A 57-year-old man reported on April 20 that his car was damaged while it was parked at the northeast corner of First Avenue and East 14th Street. He told police that he parked the car in a legal spot the previous day at 7 p.m. and when he returned at 4:20 p.m. the next day, he realized that his side view mirror on the driver’s side was missing.

Police arrested 30-year-old Quinn Ferree for tampering with physical evidence in the Union Square subway station last Thursday at 4:56 p.m. Ferree was smoking a joint in public view and when police approached him, he allegedly destroyed the evidence by stepping on it and mashing it with his foot. Police said that the field test for marijuana was positive and there was only enough evidence left to test.

Police arrested 20-year-old Jonathan Frohman for criminal possession of a forged instrument last Thursday at 1:40 p.m. Police approached Frohman because he was seen with a knife clipped to his pants pocket, which upon further inspection was determined to be a gravity knife, in violation of transit law. After searching him, police found that he was also allegedly in possession of a fake Pennsylvania driver’s license with his photograph on it.

A 33-year-old resident of 530 East 23rd Street told police last Thursday at 11:30 a.m. that she was a victim of identity theft. She reported to the 13th precinct that in October 2005 and November 2006 that an unknown person had opened two loans using her name.
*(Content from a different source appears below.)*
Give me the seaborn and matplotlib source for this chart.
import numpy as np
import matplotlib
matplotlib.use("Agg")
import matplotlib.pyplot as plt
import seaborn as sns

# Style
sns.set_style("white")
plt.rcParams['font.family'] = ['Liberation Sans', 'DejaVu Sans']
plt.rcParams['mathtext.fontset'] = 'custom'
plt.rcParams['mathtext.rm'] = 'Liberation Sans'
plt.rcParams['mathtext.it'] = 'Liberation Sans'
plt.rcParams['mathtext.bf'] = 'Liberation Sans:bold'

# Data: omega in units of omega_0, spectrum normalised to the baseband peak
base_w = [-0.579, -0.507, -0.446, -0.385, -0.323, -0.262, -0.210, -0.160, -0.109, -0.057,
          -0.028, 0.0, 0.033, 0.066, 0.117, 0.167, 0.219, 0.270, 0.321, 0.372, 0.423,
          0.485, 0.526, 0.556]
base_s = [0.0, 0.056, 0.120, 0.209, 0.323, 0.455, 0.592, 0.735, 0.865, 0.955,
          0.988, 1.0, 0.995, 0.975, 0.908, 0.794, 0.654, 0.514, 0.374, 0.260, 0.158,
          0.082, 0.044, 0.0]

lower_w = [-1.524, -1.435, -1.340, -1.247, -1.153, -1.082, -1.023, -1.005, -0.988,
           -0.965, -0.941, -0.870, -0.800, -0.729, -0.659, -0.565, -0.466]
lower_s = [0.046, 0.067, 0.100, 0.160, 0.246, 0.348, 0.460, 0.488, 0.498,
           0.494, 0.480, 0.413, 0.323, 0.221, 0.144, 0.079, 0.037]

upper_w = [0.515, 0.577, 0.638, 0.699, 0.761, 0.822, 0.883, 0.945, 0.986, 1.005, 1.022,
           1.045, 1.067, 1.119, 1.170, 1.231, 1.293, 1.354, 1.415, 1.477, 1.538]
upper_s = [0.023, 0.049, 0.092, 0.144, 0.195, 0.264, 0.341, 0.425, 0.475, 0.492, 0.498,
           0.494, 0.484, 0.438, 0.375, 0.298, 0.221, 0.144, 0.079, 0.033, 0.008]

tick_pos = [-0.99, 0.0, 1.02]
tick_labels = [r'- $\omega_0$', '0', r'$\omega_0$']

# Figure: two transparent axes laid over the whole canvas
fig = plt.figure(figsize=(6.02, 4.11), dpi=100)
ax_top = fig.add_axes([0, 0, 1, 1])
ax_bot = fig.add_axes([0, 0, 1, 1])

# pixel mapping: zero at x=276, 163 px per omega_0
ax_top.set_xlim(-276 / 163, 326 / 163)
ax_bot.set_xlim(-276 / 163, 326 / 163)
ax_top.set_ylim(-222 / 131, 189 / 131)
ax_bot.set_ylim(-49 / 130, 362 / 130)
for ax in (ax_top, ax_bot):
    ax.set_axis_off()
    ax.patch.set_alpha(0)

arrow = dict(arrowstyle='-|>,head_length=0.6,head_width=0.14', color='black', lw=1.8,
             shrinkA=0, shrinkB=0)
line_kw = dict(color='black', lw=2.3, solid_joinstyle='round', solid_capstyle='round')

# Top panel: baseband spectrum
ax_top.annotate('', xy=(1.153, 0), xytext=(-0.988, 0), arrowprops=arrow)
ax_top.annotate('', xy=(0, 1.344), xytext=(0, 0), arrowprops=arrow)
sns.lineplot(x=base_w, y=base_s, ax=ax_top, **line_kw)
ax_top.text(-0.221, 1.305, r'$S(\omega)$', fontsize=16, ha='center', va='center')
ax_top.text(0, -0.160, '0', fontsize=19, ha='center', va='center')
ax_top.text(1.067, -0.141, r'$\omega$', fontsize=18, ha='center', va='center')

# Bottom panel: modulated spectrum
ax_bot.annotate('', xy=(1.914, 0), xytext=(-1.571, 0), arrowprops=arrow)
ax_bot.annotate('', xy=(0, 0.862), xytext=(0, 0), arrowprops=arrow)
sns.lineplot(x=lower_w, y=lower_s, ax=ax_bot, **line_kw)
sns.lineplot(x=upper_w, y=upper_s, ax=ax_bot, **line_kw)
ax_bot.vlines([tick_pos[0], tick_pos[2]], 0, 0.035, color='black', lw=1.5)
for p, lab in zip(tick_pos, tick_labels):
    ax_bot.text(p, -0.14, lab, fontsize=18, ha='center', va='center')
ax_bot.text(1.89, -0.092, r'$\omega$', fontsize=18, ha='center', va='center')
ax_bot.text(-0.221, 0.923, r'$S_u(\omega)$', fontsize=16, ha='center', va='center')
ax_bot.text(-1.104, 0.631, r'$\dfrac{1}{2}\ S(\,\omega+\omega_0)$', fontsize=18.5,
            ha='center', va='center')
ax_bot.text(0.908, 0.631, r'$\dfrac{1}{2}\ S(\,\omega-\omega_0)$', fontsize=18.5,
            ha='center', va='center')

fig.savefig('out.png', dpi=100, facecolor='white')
She spoke with someone at a credit reporting company who told her to file a police report and they would then remove the unauthorized loans from her credit report.
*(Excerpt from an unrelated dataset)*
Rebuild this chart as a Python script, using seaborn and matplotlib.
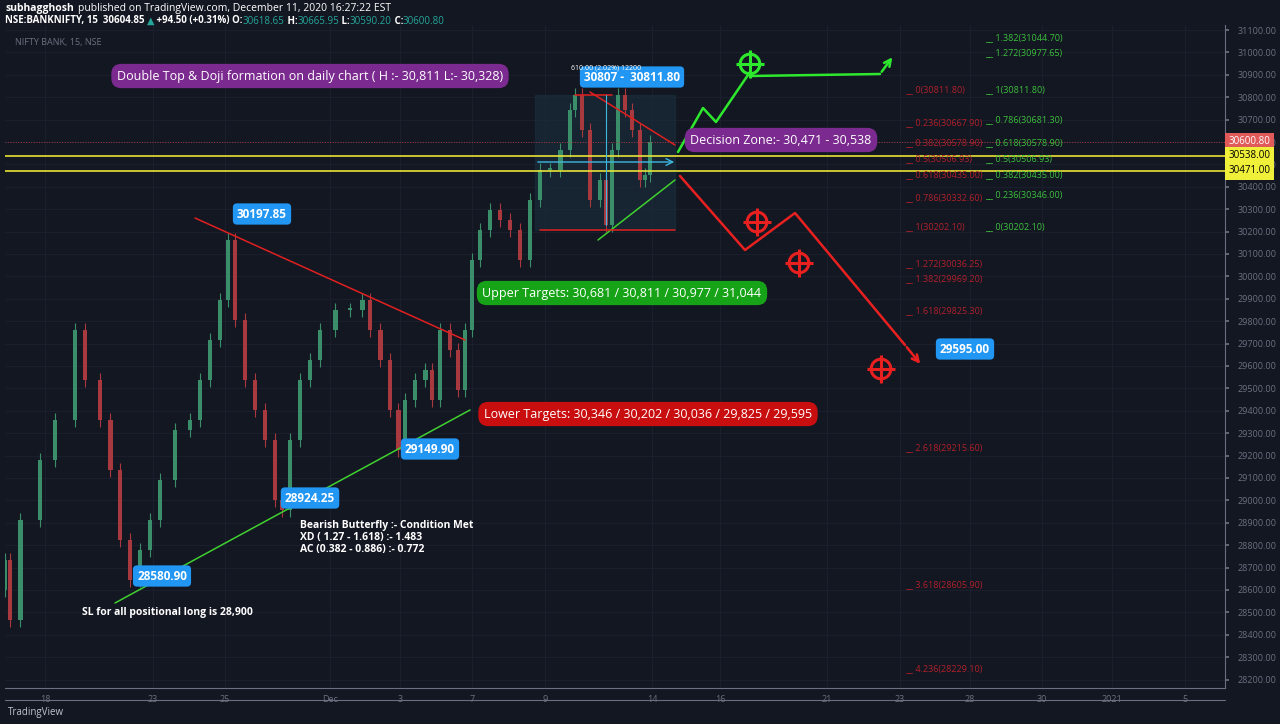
import matplotlib
matplotlib.use("Agg")
import matplotlib.pyplot as plt
import seaborn as sns
import pandas as pd
from matplotlib.transforms import blended_transform_factory

sns.set_theme(style="dark")
plt.rcParams['font.family'] = ['Open Sans', 'DejaVu Sans']

# ---- data ----
bar_day = [-1.11,-0.97,-0.69,-0.14,0.28,0.83,1.11,1.53,1.81,2.08,2.36,2.64,2.92,3.19,3.61,4.03,4.31,4.58,4.86,5.08,
           5.28,5.56,5.83,6.11,6.39,6.58,6.81,7.08,7.36,7.64,8.06,8.47,8.81,9.03,9.31,9.58,9.81,10.0,10.28,10.56,
           10.75,10.97,11.25,11.47,11.67,11.86,12.08,12.36,12.64,12.92,13.19,13.47,13.75,14.03,14.31,14.58,14.72,
           14.92,15.14,15.42,15.58,15.75,15.92,16.11,16.31,16.53,16.67,16.81]
close = [28734,28466,28912,29180,29359,29761,29537,29359,29136,28823,28645,28779,28912,29091,29314,29359,29537,29716,29895,30162,
         29805,29537,29404,29270,29002,28957,29270,29537,29627,29761,29850,29850,29895,29761,29627,29404,29225,29448,29537,29582,
         29448,29761,29671,29493,29761,30073,30207,30296,30252,30207,30073,30341,30475,30475,30564,30743,30810,
         30654,30341,30430,30229,30564,30810,30743,30654,30430,30453,30600]
open_ = [28600] + close[:-1]

tick_day = [0,3,5,7.92,9.86,11.86,13.89,16.86,18.75,21.72,23.75,25.69,27.69,29.64,31.67]
tick_lbl = ["18","23","25","Dec","3","7","9","14","16","21","23","28","30","2021","5"]

fib_red_lvl = [0,0.236,0.382,0.5,0.618,0.786,1,1.272,1.382,1.618,2.618,3.618,4.236]
fib_red_px = [30811.80,30667.90,30578.90,30506.93,30435.00,30332.60,30202.10,30036.25,29969.20,29825.30,29215.60,28605.90,28229.10]
fib_grn_lvl = [1.382,1.272,1,0.786,0.618,0.5,0.382,0.236,0]
fib_grn_px = [31044.70,30977.65,30811.80,30681.30,30578.90,30506.93,30435.00,30346.00,30202.10]

zone_lo, zone_hi, last_px = 30471.00, 30538.00, 30600.80
point_labels = [("30197.85",30197.85),("28924.25",28924.25),("29149.90",29149.90),("28580.90",28580.90),("29595.00",29595.00)]

BG = "#131722"
W, H = 1280, 724
X0, Y0, X1, Y1 = 5, 25, 1225, 688
def d(xp):  # pixel x -> day
    return (xp - 45) / 36.0
def p(yp):  # pixel y -> price
    return 30600 - (yp - 142) * 4.4643
def P(xp, yp):
    return d(xp), p(yp)

fig = plt.figure(figsize=(12.8, 7.24), dpi=100, facecolor=BG)
ax = fig.add_axes([X0/W, 1-Y1/H, (X1-X0)/W, (Y1-Y0)/H], facecolor=BG)
ax.set_xlim(d(X0), d(X1))
ax.set_ylim(p(Y1), p(Y0))

# grid
for yv in range(28200, 31200, 100):
    ax.axhline(yv, color="#1c2030", lw=0.6, zorder=0)
for t in tick_day:
    ax.axvline(t, color="#1c2030", lw=0.6, zorder=0)

# candles
df = pd.DataFrame({"day": bar_day, "open": open_, "close": close})
df["up"] = df.close >= df.open
for up, col in [(True, "#3a8f6a"), (False, "#a8393e")]:
    s = df[df.up == up]
    lo = s[["open", "close"]].min(axis=1)
    hi = s[["open", "close"]].max(axis=1)
    ax.vlines(s.day, lo - 30, hi + 30, color=col, lw=0.8, zorder=2)
    ax.bar(s.day, (s.close - s.open).abs().clip(lower=8), bottom=lo,
           width=0.13, color=col, edgecolor="none", linewidth=0, zorder=2)

# zone lines
ax.axhline(zone_hi, color="#e8e336", lw=1.2, zorder=3)
ax.axhline(zone_lo, color="#e8e336", lw=1.2, zorder=3)
ax.axhline(last_px, color="#a8393e", lw=0.7, ls=":", zorder=3)

# box and trend lines
ax.add_patch(plt.Rectangle(P(535, 230), d(675)-d(535), p(95)-p(230), color="#1a3340", alpha=0.5, zorder=1))
ax.plot(*zip(P(195, 218), P(465, 340)), color="#e02020", lw=1.1, zorder=4)
ax.plot(*zip(P(115, 603), P(470, 410)), color="#40d030", lw=1.1, zorder=4)
ax.plot(*zip(P(598, 240), P(675, 180)), color="#40d030", lw=1.1, zorder=4)
ax.plot(*zip(P(590, 92), P(675, 145)), color="#e02020", lw=1.1, zorder=4)
ax.plot(*zip(P(540, 230), P(675, 230)), color="#e02020", lw=1.1, zorder=4)
ax.plot(*zip(P(575, 95), P(612, 95)), color="#e02020", lw=1.1, zorder=4)
ax.annotate("", xy=P(677, 162), xytext=P(535, 162), arrowprops=dict(arrowstyle="->", color="#3fb8e0", lw=1))
ax.plot(*zip(P(606, 95), P(606, 225)), color="#3fb8e0", lw=0.8, zorder=4)

# projected paths
g = [P(678, 152), P(703, 108), P(716, 122), P(750, 72), P(750, 76), P(880, 74)]
ax.plot(*zip(*g), color="#2ee82e", lw=1.8, zorder=5)
ax.annotate("", xy=P(894, 55), xytext=g[-1], arrowprops=dict(arrowstyle="->", color="#2ee82e", lw=1.8))
r = [P(680, 176), P(745, 250), P(795, 213), P(905, 345)]
ax.plot(*zip(*r), color="#e82020", lw=1.8, zorder=5)
ax.annotate("", xy=P(922, 366), xytext=r[-1], arrowprops=dict(arrowstyle="->", color="#e82020", lw=1.8))

tg = pd.DataFrame([(*P(750, 64), "g"), (*P(757, 222), "r"), (*P(799, 263), "r"), (*P(881, 369), "r")],
                  columns=["x", "y", "c"])
for c, col in [("g", "#2ee82e"), ("r", "#e82020")]:
    s = tg[tg.c == c]
    sns.scatterplot(data=s, x="x", y="y", ax=ax, s=200, marker="o", facecolor="none", edgecolor=col, linewidth=2.2, zorder=6, legend=False)
    sns.scatterplot(data=s, x="x", y="y", ax=ax, s=420, marker="+", color=col, linewidth=2.2, zorder=6, legend=False)
ax.set_xlabel(""); ax.set_ylabel("")

# text boxes
def box(xp, yp, txt, fc, fs=9, ha="center", tc="white"):
    ax.text(*P(xp, yp), txt, color=tc, fontsize=fs, ha=ha, va="center", zorder=8,
            bbox=dict(boxstyle="round,pad=0.45,rounding_size=0.8", fc=fc, ec="none"))
box(310, 76, "Double Top & Doji formation on daily chart ( H :- 30,811 L:- 30,328)", "#7b2a8f")
box(781, 140, "Decision Zone:- 30,471 - 30,538", "#7b2a8f")
box(622, 293, "Upper Targets: 30,681 / 30,811 / 30,977 / 31,044", "#17a317")
box(648, 414, "Lower Targets: 30,346 / 30,202 / 30,036 / 29,825 / 29,595", "#c80e0e")

blue_pos = [(262, 214), (310, 498), (430, 449), (162, 576), (965, 349)]
for (lbl, _), (xp, yp) in zip(point_labels, blue_pos):
    ax.text(*P(xp, yp), lbl, color="white", fontsize=8.5, fontweight="bold", ha="center", va="center", zorder=8,
            bbox=dict(boxstyle="round,pad=0.35", fc="#2196f3", ec="none"))
ax.text(*P(632, 77), "30807 -  30811.80", color="white", fontsize=8.5, fontweight="bold", ha="center", va="center", zorder=8,
        bbox=dict(boxstyle="round,pad=0.35", fc="#2196f3", ec="none"))
ax.text(*P(606, 68), "610.00 (2.02%) 12200", color="white", fontsize=5, ha="center", va="center", zorder=8)

ax.text(*P(300, 520), "Bearish Butterfly :- Condition Met\nXD ( 1.27 - 1.618) :- 1.483\nAC (0.382 - 0.886) :- 0.772",
        color="white", fontsize=7.5, fontweight="bold", ha="left", va="top", linespacing=1.1, zorder=8)
ax.text(*P(82, 612), "SL for all positional long is 28,900", color="white", fontsize=7.5, fontweight="bold",
        ha="left", va="center", zorder=8)

# fib labels
for lv, px in zip(fib_red_lvl, fib_red_px):
    ax.text(d(905), px, f"__ {lv:g}({px:.2f})", color="#b0202a", fontsize=6.5, ha="left", va="bottom", zorder=7)
for lv, px in zip(fib_grn_lvl, fib_grn_px):
    ax.text(d(985), px, f"__ {lv:g}({px:.2f})", color="#3cc03c", fontsize=6.5, ha="left", va="bottom", zorder=7)

# axes styling
ax.yaxis.tick_right()
ax.set_yticks(range(28200, 31200, 100))
ax.set_yticklabels([f"{v:.2f}" for v in range(28200, 31200, 100)], fontsize=6.5, color="#6b7080")
ax.set_xticks(tick_day)
ax.set_xticklabels(tick_lbl, fontsize=6.5, color="#6b7080")
ax.tick_params(axis="both", length=3, color="#6b7080", pad=6)
ax.tick_params(axis="x", pad=2)
for sp in ax.spines.values():
    sp.set_color("#6b7080"); sp.set_linewidth(0.8)
ax.spines["top"].set_visible(False)
ax.spines["left"].set_visible(False)
fig.add_artist(plt.Line2D([X0/W, X1/W], [1-700/H, 1-700/H], color="#6b7080", lw=0.8))

trans = blended_transform_factory(ax.transAxes, ax.transData)
for v, fc, tc in [(last_px, "#e05a5a", "white"), (zone_hi, "#f0f03a", "black"), (zone_lo, "#f0f03a", "black")]:
    ax.text(1.003, v, f"{v:.2f}", transform=trans, fontsize=7, color=tc, ha="left", va="center", zorder=9,
            bbox=dict(boxstyle="square,pad=0.35", fc=fc, ec="none"))

# header
fig.text(5/W, 1-9/H, "subhagghosh", color="white", fontsize=7.5, fontweight="bold", va="center")
fig.text(78/W, 1-9/H, "published on TradingView.com, December 11, 2020 16:27:22 EST", color="white", fontsize=7.5, va="center")
parts = [("NSE:BANKNIFTY, 15  30604.85 ", "white", "bold"), ("▲", "#26a69a", "normal"),
         (" +94.50 (+0.31%) O:", "white", "bold"), ("30618.65", "#26a69a", "normal"),
         (" H:", "white", "bold"), ("30665.95", "#26a69a", "normal"),
         (" L:", "white", "bold"), ("30590.20", "#26a69a", "normal"),
         (" C:", "white", "bold"), ("30600.80", "#26a69a", "normal")]
prev = fig.text(5/W, 1-21/H, parts[0][0], color=parts[0][1], fontsize=7, fontweight=parts[0][2], va="center")
for txt, col, fw in parts[1:]:
    prev = plt.annotate(txt, xy=(1, 0.5), xycoords=prev, va="center", ha="left", color=col, fontsize=7,
                        fontweight=fw, annotation_clip=False)
ax.text(0.008, 0.98, "NIFTY BANK, 15, NSE", transform=ax.transAxes, color="#6b7080", fontsize=6.5, va="top")
fig.text(8/W, 1-713/H, "TradingView", color="#c0c4cc", fontsize=7, va="center")

fig.savefig("out.png", dpi=100, facecolor=BG)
A 49-year-old woman reported that her phone was stolen while she was waiting for an uptown 4 train at the Union Square subway station on April 19 at 1 a.m. She told police that she got on an uptown 6 train at Astor Place and got off at Union Square to transfer to an uptown 4 train. She said that while she was waiting for the train, she put her iPhone into her outside jacket pocket. She was sitting on the bench while waiting for the train and when she boarded the train, she was told by several other passengers that her phone had fallen onto the bench and was picked up by another person. Tracking on the phone was unavailable. She reported the incident last Tuesday.

A 13-year-old student at the United Nations International School at 24-50 Roosevelt Drive reported last Wednesday at 4:15 p.m. that her computer was stolen. She told police that while she was inside the school on April 17 at 4 p.m., she realized as she was leaving the school that her laptop was no longer in her bag. She last saw the MacBook Air while she was in the cafeteria while she was eating lunch and was unsure if her bag was left unzipped.
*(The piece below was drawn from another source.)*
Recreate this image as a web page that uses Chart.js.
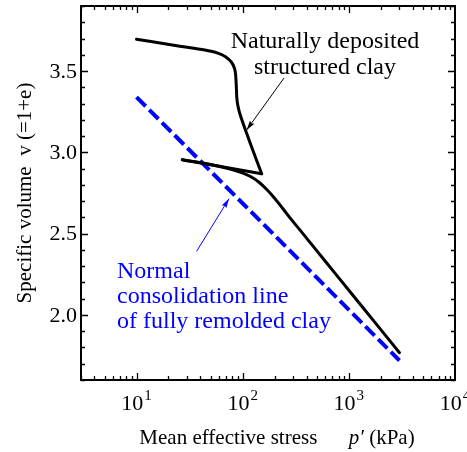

Police arrested 29-year-old Joseph Moore for assault inside the Ace Hotel at 20 West 29th Street last Saturday at 12:35 a.m. Moore allegedly threw a 23-year-old woman out of the club at the hotel, causing pain to her neck and minor abrasions to her lower left leg.

Police arrested 32-year-old Humberto Ramirez and 20-year-old Josue Urena for assault at the southwest corner of Broadway and East 18th Street last Friday at 5:20 a.m. A 23-year-old man told police that he got into an argument with three men when Ramirez and Urena allegedly punched him in the face, causing swelling and cuts to his right eye and upper lip. The two left the scene after the incident but returned not long after and were identified by a witness.